چكيده به لاتين
Crankshaft is one of the main parts of an engine which transforms the reciprocating motion into the rotational motion. The crankshaft is an axis with several cranks, according to the number of cylinders attached to it, and has specific three dimensional geometries which differ with each other in the number of cranks. The crankshaft discussed in this thesis has three cylinders. One of the problems of the three-cylinder engine is lack of balance. In this thesis, while studying the forces and the related moments, a method for balancing three-cylinder engines is developed.
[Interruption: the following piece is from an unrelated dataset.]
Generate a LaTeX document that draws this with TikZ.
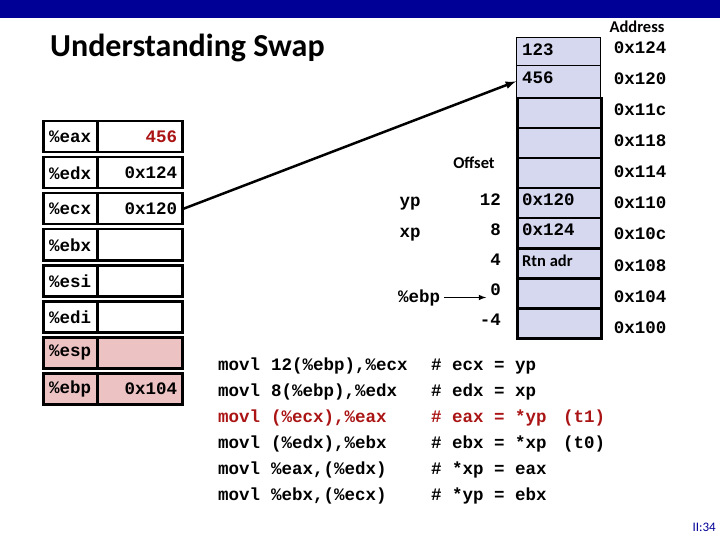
\documentclass[tikz,border=0pt]{standalone}
\usepackage{fontspec}
\setmainfont{Carlito}
\setmonofont{Liberation Mono}
\begin{document}
\begin{tikzpicture}[x=1pt,y=-1pt,
  reg/.style={draw,line width=2.5pt,minimum width=54pt,minimum height=31pt,inner sep=0pt,anchor=north west},
  val/.style={draw,line width=2.5pt,minimum width=85pt,minimum height=31pt,inner sep=0pt,anchor=north west},
  mem/.style={draw,line width=2.5pt,fill=memc,minimum width=84pt,minimum height=30pt,inner sep=0pt,anchor=north west},
  tt/.style={font=\ttfamily\bfseries\fontsize{17.5}{19}\selectfont,inner sep=0pt},
  lab/.style={font=\bfseries\fontsize{16.5}{18}\selectfont,inner sep=0pt}]
\definecolor{memc}{RGB}{214,216,240}
\definecolor{pinkc}{RGB}{236,194,194}
\definecolor{redc}{RGB}{170,20,20}
\definecolor{barc}{RGB}{0,0,150}
\useasboundingbox (0,0) rectangle (720,540);
\fill[barc] (0,0) rectangle (720,18);
\node[anchor=west,font=\bfseries\fontsize{32}{34}\selectfont,inner sep=0pt] (title) at (50,48) {Understanding Swap};
% registers
\foreach \n/\r/\v/\c [count=\i from 0] in {eax/\%eax/{\textcolor{redc}{456}}/white,edx/\%edx/0x124/white,ecx/\%ecx/0x120/white,ebx/\%ebx//white,esi/\%esi//white,edi/\%edi//white,esp/\%esp//pinkc,ebp/\%ebp/0x104/pinkc}{
  \node[reg,fill=\c,tt] (r\n) at (42,120+36*\i) {\r};
  \node[val,fill=\c,tt,text width=75pt,align=right] (v\n) at (96,120+36*\i) {\v};
}
% memory
\node[mem,line width=0.8pt] (m0) at (516,37) {};
\node[mem,line width=0.8pt,minimum height=32pt] (m1) at (516,65) {};
\foreach \i in {2,...,9}{
  \node[mem] (m\i) at (516,37+30*\i) {};
}
\draw[line width=0.8pt] (m0.north west) rectangle (m1.south east);
\foreach \i/\t in {0/123,1/456,5/0x120,6/0x124}{
  \node[tt,anchor=base west] (t\i) at ([xshift=6pt,yshift=-19pt]m\i.north west) {\t};
}
\node[lab,anchor=base west] (t7) at ([xshift=6pt,yshift=-19pt]m7.north west) {Rtn adr};
\node[lab,anchor=base] (addr) at (637,33) {Address};
\foreach \a [count=\i from 0] in {0x124,0x120,0x11c,0x118,0x114,0x110,0x10c,0x108,0x104,0x100}{
  \node[tt,anchor=base] (a\i) at (640,54+31*\i) {\a};
}
\node[lab,anchor=base] (off) at (474,169) {Offset};
\node[tt,anchor=base east] (o12) at (501,206) {12};
\node[tt,anchor=base east] (o8) at (501,236) {8};
\node[tt,anchor=base east] (o4) at (501,265) {4};
\node[tt,anchor=base east] (o0) at (501,295) {0};
\node[tt,anchor=base east] (om4) at (501,325) {-4};
\node[tt,anchor=base] (yp) at (410,207) {yp};
\node[tt,anchor=base] (xp) at (410,237) {xp};
\node[tt,anchor=base] (ebpl) at (419,302) {\%ebp};
\draw[line width=1.5pt,-latex] ([xshift=4pt]ebpl.east) -- ([xshift=-4pt]o0.west |- ebpl.east);
\draw[line width=2.5pt,-latex] (vecx.east) -- (m1.west);
% code
\foreach \a/\b/\d/\e/\c [count=\i from 0] in {{12(\%ebp),\%ecx}/ecx/yp//black,{8(\%ebp),\%edx}/edx/xp//black,{(\%ecx),\%eax}/eax/*yp/(t1)/redc,{(\%edx),\%ebx}/ebx/*xp/(t0)/black,{\%eax,(\%edx)}/*xp/eax//black,{\%ebx,(\%ecx)}/*yp/ebx//black}{
  \begin{scope}[every node/.style={tt,anchor=base west,text=\c}]
  \node (c\i a) at (218,370+26*\i) {movl};
  \node (c\i b) at (271,370+26*\i) {\a};
  \node (c\i h) at (431,370+26*\i) {\#};
  \node (c\i d) at (452,370+26*\i) {\b};
  \node (c\i q) at (494,370+26*\i) {=};
  \node (c\i e) at (515,370+26*\i) {\d};
  \node (c\i f) at (563,370+26*\i) {\e};
  \end{scope}
}
\node[font=\fontsize{13}{14}\selectfont,text=barc,anchor=east,inner sep=0pt] (pg) at (716,527) {II:34};
\end{tikzpicture}
\end{document}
For a three cylinder engine in stable condition with 1 20º angles between the cylinders, primary and secondary rotational and reciprocating forces are self-balancing, but resulted moments are not balanced, and therefore cause noise in bearings. To eliminate this, balancing shafts are attached to the cylinder block. These shafts, along with the counterweights attached to crankshaft, cause the aforementioned moments to become balanced. Dynamic balancing of a multi-cylinder engine depends on both static and dynamic equations of rotational and reciprocating masses to be satisfied concurrently. Thus, numerical analysis of dynamic balancing on the crankshaft of the three-cylinder engine is of high importance. The crankshaft of the three-cylinder engine resembles the letter Y. Because of this shape and its geometrical property, balancing of moments resulted from forces becomes awkward, and is different from
balancing operation of a four-cylinder engine. Therefore, after studying the design and
balancing principles of a four-cylinder engine, a solution will be suggested for balancing the forces and moments exerted on the three-cylinder crankshaft.
Keywords: three cylinder crankshaft, optimized design, imbalance elimination, counterweight.